(Plotting code records)
###

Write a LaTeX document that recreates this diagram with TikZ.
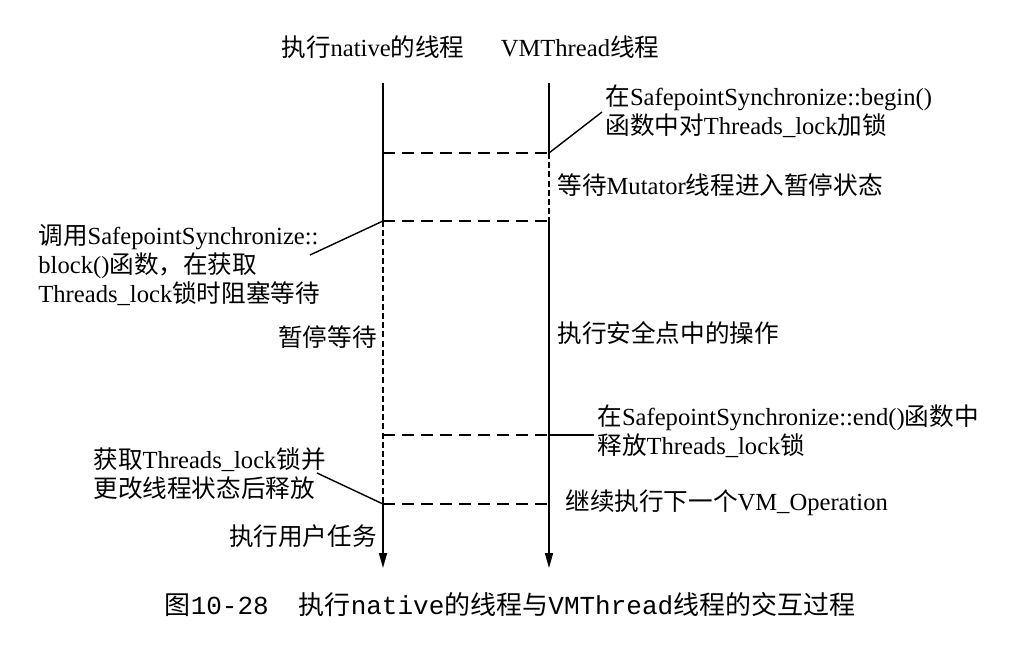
\documentclass[tikz,border=0pt]{standalone}
\usepackage{fontspec}
\setmainfont{Liberation Serif}
\newfontfamily\zh{Noto Sans CJK SC}
\newfontfamily\capmono{Liberation Mono}
\usetikzlibrary{arrows.meta}

\tikzset{
  lbl/.style={inner sep=0pt, align=left, font=\fontsize{12.3}{14.5}\selectfont},
  life/.style={line width=0.8pt},
  hwait/.style={line width=0.8pt, dash pattern=on 6pt off 3.5pt},
  vwait/.style={line width=0.8pt, dash pattern=on 3pt off 1.6pt},
  tip/.style={-{Triangle[length=7.5pt,width=4pt]}},
  pointer/.style={line width=0.7pt},
}

\begin{document}
\begin{tikzpicture}[x=0.5pt,y=-0.5pt]
\useasboundingbox (0,0) rectangle (1020,647);

% thread names
\node[lbl] (tnative) at (373,47) {{\zh 执行}native{\zh 的线程}};
\node[lbl] (tvm) at (580,47) {VMThread{\zh 线程}};

% points on the two lifelines
\coordinate (L0) at (383,83);
\coordinate (La) at (383,153);
\coordinate (L1) at (383,221);
\coordinate (Lb) at (383,435);
\coordinate (L2) at (383,504);
\coordinate (Lend) at (383,568);
\coordinate (R0) at (549,83);
\coordinate (R1) at (549,153);
\coordinate (R2) at (549,221);
\coordinate (R3) at (549,435);
\coordinate (R4) at (549,504);
\coordinate (Rend) at (549,568);

% native thread
\draw[life] (L0) -- (L1);
\draw[vwait] (L1) -- (L2);
\draw[life,tip] (L2) -- (Lend);

% VMThread
\draw[life] (R0) -- (R1);
\draw[vwait] (R1) -- (R2);
\draw[life,tip] (R2) -- (Rend);

% synchronisation points
\draw[hwait] (La) -- (R1);
\draw[hwait] (L1) -- (R2);
\draw[hwait] (Lb) -- (R3);
\draw[hwait] (L2) -- (R4);

% labels
\node[lbl,anchor=west] (begin) at (605,111)
  {{\zh 在}SafepointSynchronize::begin()\\{\zh 函数中对}Threads\_lock{\zh 加锁}};
\node[lbl,anchor=west] (mutator) at (557,185) {{\zh 等待}Mutator{\zh 线程进入暂停状态}};
\node[lbl,anchor=west] (block) at (38,265)
  {{\zh 调用}SafepointSynchronize::\\block(){\zh 函数，在获取}\\Threads\_lock{\zh 锁时阻塞等待}};
\node[lbl,anchor=east] (pause) at (377,337) {\zh 暂停等待};
\node[lbl,anchor=west] (safe) at (557,333) {\zh 执行安全点中的操作};
\node[lbl,anchor=west] (end) at (597,431)
  {{\zh 在}SafepointSynchronize::end(){\zh 函数中}\\{\zh 释放}Threads\_lock{\zh 锁}};
\node[lbl,anchor=west] (next) at (565,503) {{\zh 继续执行下一个}VM\_Operation};
\node[lbl,anchor=west] (acquire) at (93,474)
  {{\zh 获取}Threads\_lock{\zh 锁并}\\{\zh 更改线程状态后释放}};
\node[lbl,anchor=east] (user) at (377,536) {\zh 执行用户任务};

% pointers from labels to the lifelines
\coordinate (pbegin) at (602,112);
\coordinate (pblock) at (310,255);
\coordinate (pend) at (594,435);
\coordinate (pacquire) at (317,473);
\draw[pointer] (R1) -- (pbegin);
\draw[pointer] (L1) -- (pblock);
\draw[pointer] (R3) -- (pend);
\draw[pointer] (L2) -- (pacquire);

% caption
\node[inner sep=0pt, font=\fontsize{13}{15}\selectfont] (caption) at (510,605)
  {{\zh 图}{\capmono 10-28}\hspace{15pt}{\zh 执行}{\capmono native}{\zh 的线程与}{\capmono VMThread}{\zh 线程的交互过程}};
\end{tikzpicture}
\end{document}
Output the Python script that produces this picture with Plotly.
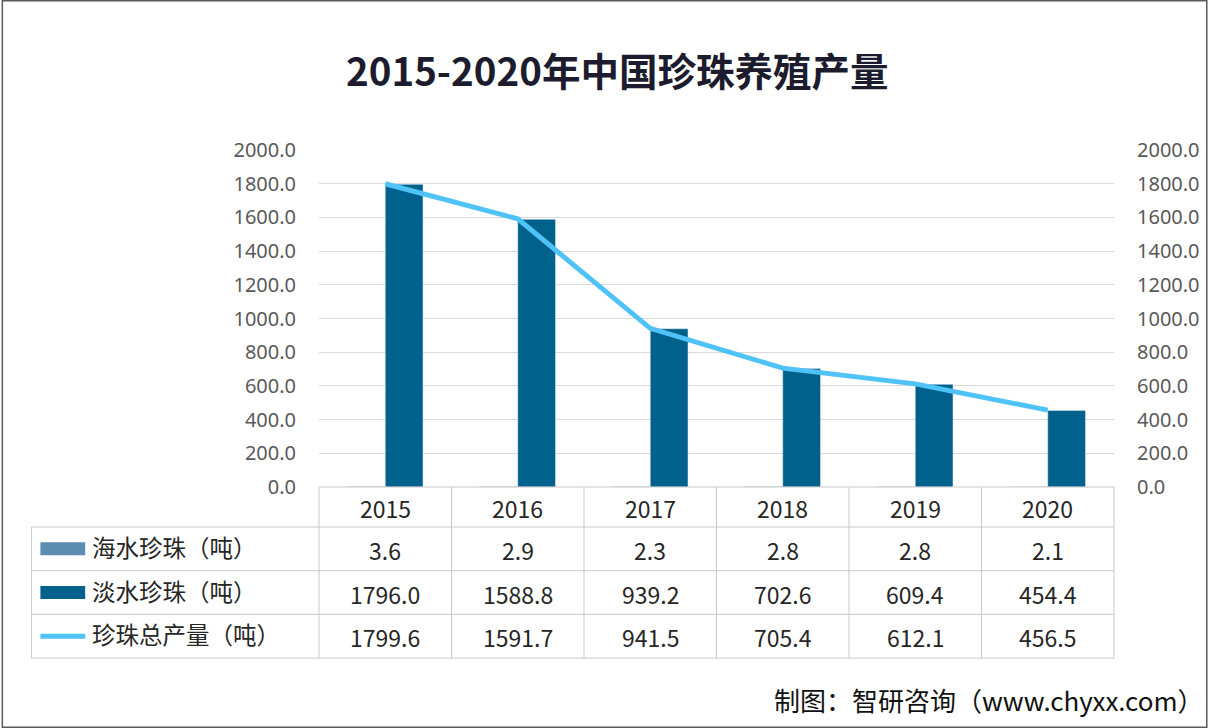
import plotly.graph_objects as go

years = ["2015", "2016", "2017", "2018", "2019", "2020"]
seawater = [3.6, 2.9, 2.3, 2.8, 2.8, 2.1]
freshwater = [1796.0, 1588.8, 939.2, 702.6, 609.4, 454.4]
total = [1799.6, 1591.7, 941.5, 705.4, 612.1, 456.5]
series_names = ["海水珍珠（吨）", "淡水珍珠（吨）", "珍珠总产量（吨）"]
title_text = "2015-2020年中国珍珠养殖产量"
source_text = "制图：智研咨询（www.chyxx.com）"

W, H = 1212, 728
ML, MR, MT, MB = 319, 94, 150, 241
C_SEA = "#5B8DB2"
C_FRESH = "#00618C"
C_TOTAL = "#4FC3F7"
GRID = "#D9D9D9"
BORDER = "#C9C9C9"
FONT = "Noto Sans CJK SC, Noto Sans, sans-serif"

fig = go.Figure()
fig.add_trace(go.Bar(x=years, y=seawater, name=series_names[0], marker_color=C_SEA))
fig.add_trace(go.Bar(x=years, y=freshwater, name=series_names[1], marker_color=C_FRESH))
fig.add_trace(go.Scatter(x=years, y=total, name=series_names[2], mode="lines",
                         line=dict(color=C_TOTAL, width=5)))
fig.add_trace(go.Scatter(x=years, y=total, yaxis="y2", mode="lines",
                         line=dict(width=0), hoverinfo="skip", showlegend=False))

plot_w = W - ML - MR
plot_h = H - MT - MB
n = len(years)
col_w = plot_w / n
table_left = 30
header_top = H - MB
header_h = 40
row_h = 43.7
rows = [seawater, freshwater, total]

shapes = []
annotations = []

def paper_y(py):
    return (H - MB - py) / plot_h

def paper_x(px):
    return (px - ML) / plot_w

line_style = dict(color=BORDER, width=1)
table_bottom = header_top + header_h + row_h * len(rows)
for i in range(n + 1):
    xp = ML + i * col_w
    shapes.append(dict(type="line", xref="paper", yref="paper",
                       x0=paper_x(xp), x1=paper_x(xp),
                       y0=paper_y(header_top), y1=paper_y(table_bottom), line=line_style))
shapes.append(dict(type="line", xref="paper", yref="paper",
                   x0=paper_x(table_left), x1=paper_x(table_left),
                   y0=paper_y(header_top + header_h), y1=paper_y(table_bottom), line=line_style))
shapes.append(dict(type="line", xref="paper", yref="paper",
                   x0=paper_x(ML), x1=paper_x(ML + plot_w),
                   y0=paper_y(header_top), y1=paper_y(header_top), line=line_style))
for r in range(len(rows) + 1):
    yp = header_top + header_h + r * row_h
    shapes.append(dict(type="line", xref="paper", yref="paper",
                       x0=paper_x(table_left), x1=paper_x(ML + plot_w),
                       y0=paper_y(yp), y1=paper_y(yp), line=line_style))

cell_font = dict(size=23, color="#262626", family=FONT)
for i, yr in enumerate(years):
    annotations.append(dict(text=yr, xref="x", yref="paper", x=i,
                            y=paper_y(header_top + header_h / 2 + 1), showarrow=False,
                            xanchor="center", yanchor="middle", font=cell_font))
swatch_colors = [C_SEA, C_FRESH, C_TOTAL]
for r, vals in enumerate(rows):
    cy = header_top + header_h + r * row_h + row_h / 2
    for i, yr in enumerate(years):
        annotations.append(dict(text=f"{vals[i]:.1f}", xref="x", yref="paper", x=i,
                                y=paper_y(cy + 1), showarrow=False,
                                xanchor="center", yanchor="middle", font=cell_font))
    annotations.append(dict(text=series_names[r], xref="paper", yref="paper",
                            x=paper_x(89), y=paper_y(cy - 2), xanchor="left", yanchor="middle",
                            showarrow=False,
                            font=dict(size=23.5, color="#262626", family=FONT)))
    sh = 13 if r < 2 else 5
    shapes.append(dict(type="rect", xref="paper", yref="paper",
                       x0=paper_x(39), x1=paper_x(84),
                       y0=paper_y(cy + sh / 2), y1=paper_y(cy - sh / 2),
                       fillcolor=swatch_colors[r], line=dict(width=0)))

annotations.append(dict(text=title_text, xref="paper", yref="paper",
                        x=paper_x(618), y=paper_y(69), showarrow=False,
                        xanchor="center", yanchor="middle",
                        font=dict(size=38.5, color="#1C1C2E", family=FONT, weight="bold")))
annotations.append(dict(text=source_text, xref="paper", yref="paper",
                        x=paper_x(W - 2), y=paper_y(699), xanchor="right", yanchor="middle",
                        showarrow=False,
                        font=dict(size=26, color="#111111", family=FONT)))

shapes.append(dict(type="rect", xref="paper", yref="paper",
                   x0=paper_x(0.75), x1=paper_x(W - 0.75), y0=paper_y(0.75), y1=paper_y(H - 0.75),
                   line=dict(color="#5A5A5A", width=1.5), fillcolor="rgba(0,0,0,0)"))

axis_font = dict(size=20, color="#595959", family="Noto Sans, sans-serif")
fig.update_layout(
    width=W, height=H, autosize=False,
    margin=dict(l=ML, r=MR, t=MT, b=MB, pad=0),
    paper_bgcolor="white", plot_bgcolor="white",
    showlegend=False,
    barmode="group", bargap=0.43, bargroupgap=0,
    xaxis=dict(type="category", range=[-0.5, n - 0.5], autorange=False,
               showticklabels=False, showgrid=False, zeroline=False,
               showline=False, ticks=""),
    yaxis=dict(range=[0, 2000], dtick=200, tickformat=".1f", gridcolor=GRID, gridwidth=1,
               zeroline=False, showline=False, ticks="", tickfont=axis_font,
               ticklabelstandoff=22),
    yaxis2=dict(range=[0, 2000], dtick=200, tickformat=".1f", overlaying="y", side="right",
                showgrid=False, zeroline=False, showline=False, ticks="", tickfont=axis_font,
                ticklabelstandoff=22),
    shapes=shapes,
    annotations=annotations,
)

fig.write_html(
    "out.html",
    config={"displayModeBar": False, "responsive": False},
    default_width=f"{W}px", default_height=f"{H}px",
    post_script="document.body.style.margin='0px';document.body.style.overflow='hidden';",
)
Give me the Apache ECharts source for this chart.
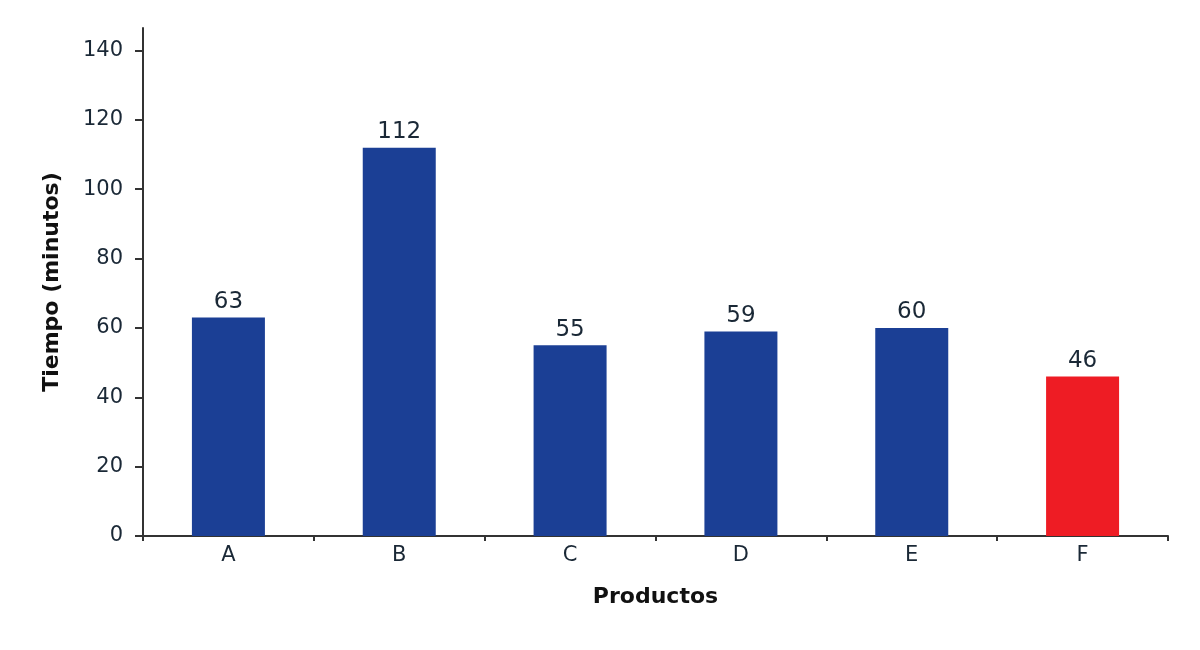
<!DOCTYPE html>
<html>
<head>
<meta charset="utf-8">
<title>Tiempo por producto</title>
<script src="https://cdn.jsdelivr.net/npm/echarts@6/dist/echarts.min.js"></script>
<style>
  html, body { margin: 0; padding: 0; background: #fff; }
  #chart { width: 1200px; height: 650px; }
</style>
</head>
<body>
<div id="chart"></div>
<script>
// datos
var productos = ['A', 'B', 'C', 'D', 'E', 'F'];
var tiempos = [63, 112, 55, 59, 60, 46];
var colores = ['#1b3f95', '#1b3f95', '#1b3f95', '#1b3f95', '#1b3f95', '#ee1c24'];
var ticksY = [0, 20, 40, 60, 80, 100, 120, 140];

var myChart = echarts.init(document.getElementById('chart'));

var option = {
    animation: false,
    grid: { left: 143, right: 32, top: 28, bottom: 114 },
    xAxis: {
        type: 'category',
        data: productos,
        name: 'Productos',
        nameLocation: 'middle',
        nameGap: 50,
        nameTextStyle: { fontFamily: 'DejaVu Sans', fontWeight: 'bold', fontSize: 22, color: '#111' },
        axisLine: { lineStyle: { color: '#333', width: 2 } },
        axisTick: { show: true, length: 5, lineStyle: { color: '#333', width: 2 } },
        axisLabel: { margin: 9, fontFamily: 'DejaVu Sans', fontSize: 21, color: '#1a2836' }
    },
    yAxis: {
        type: 'value',
        min: 0,
        max: 146.5,
        name: 'Tiempo (minutos)',
        nameLocation: 'middle',
        nameGap: 80,
        nameTextStyle: { fontFamily: 'DejaVu Sans', fontWeight: 'bold', fontSize: 22, color: '#111' },
        splitLine: { show: false },
        axisLine: { show: true, lineStyle: { color: '#333', width: 2 } },
        axisTick: { show: true, length: 8, customValues: ticksY, lineStyle: { color: '#333', width: 2 } },
        axisLabel: { margin: 20, customValues: ticksY, fontFamily: 'DejaVu Sans', fontSize: 21, color: '#1a2836' }
    },
    series: [{
        type: 'bar',
        barWidth: 73,
        data: tiempos.map(function (v, i) {
            return { value: v, itemStyle: { color: colores[i] } };
        }),
        label: {
            show: true,
            position: 'top',
            distance: 4,
            fontFamily: 'DejaVu Sans',
            fontSize: 23,
            color: '#1a2836'
        }
    }]
};

myChart.setOption(option);
window.addEventListener('resize', function () {
    myChart.resize();
});
</script>
</body>
</html>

###

• [THE REQUEST] Set down again, exactly, the lines of the material above from its first line to the one with "(R2) -- (Rend);", inclusive. Leave the pictures out.

• [ANSWER TO THE EXERCISE]
Write a LaTeX document that recreates this diagram with TikZ.
\documentclass[tikz,border=0pt]{standalone}
\usepackage{fontspec}
\setmainfont{Liberation Serif}
\newfontfamily\zh{Noto Sans CJK SC}
\newfontfamily\capmono{Liberation Mono}
\usetikzlibrary{arrows.meta}

\tikzset{
  lbl/.style={inner sep=0pt, align=left, font=\fontsize{12.3}{14.5}\selectfont},
  life/.style={line width=0.8pt},
  hwait/.style={line width=0.8pt, dash pattern=on 6pt off 3.5pt},
  vwait/.style={line width=0.8pt, dash pattern=on 3pt off 1.6pt},
  tip/.style={-{Triangle[length=7.5pt,width=4pt]}},
  pointer/.style={line width=0.7pt},
}

\begin{document}
\begin{tikzpicture}[x=0.5pt,y=-0.5pt]
\useasboundingbox (0,0) rectangle (1020,647);

% thread names
\node[lbl] (tnative) at (373,47) {{\zh 执行}native{\zh 的线程}};
\node[lbl] (tvm) at (580,47) {VMThread{\zh 线程}};

% points on the two lifelines
\coordinate (L0) at (383,83);
\coordinate (La) at (383,153);
\coordinate (L1) at (383,221);
\coordinate (Lb) at (383,435);
\coordinate (L2) at (383,504);
\coordinate (Lend) at (383,568);
\coordinate (R0) at (549,83);
\coordinate (R1) at (549,153);
\coordinate (R2) at (549,221);
\coordinate (R3) at (549,435);
\coordinate (R4) at (549,504);
\coordinate (Rend) at (549,568);

% native thread
\draw[life] (L0) -- (L1);
\draw[vwait] (L1) -- (L2);
\draw[life,tip] (L2) -- (Lend);

% VMThread
\draw[life] (R0) -- (R1);
\draw[vwait] (R1) -- (R2);
\draw[life,tip] (R2) -- (Rend);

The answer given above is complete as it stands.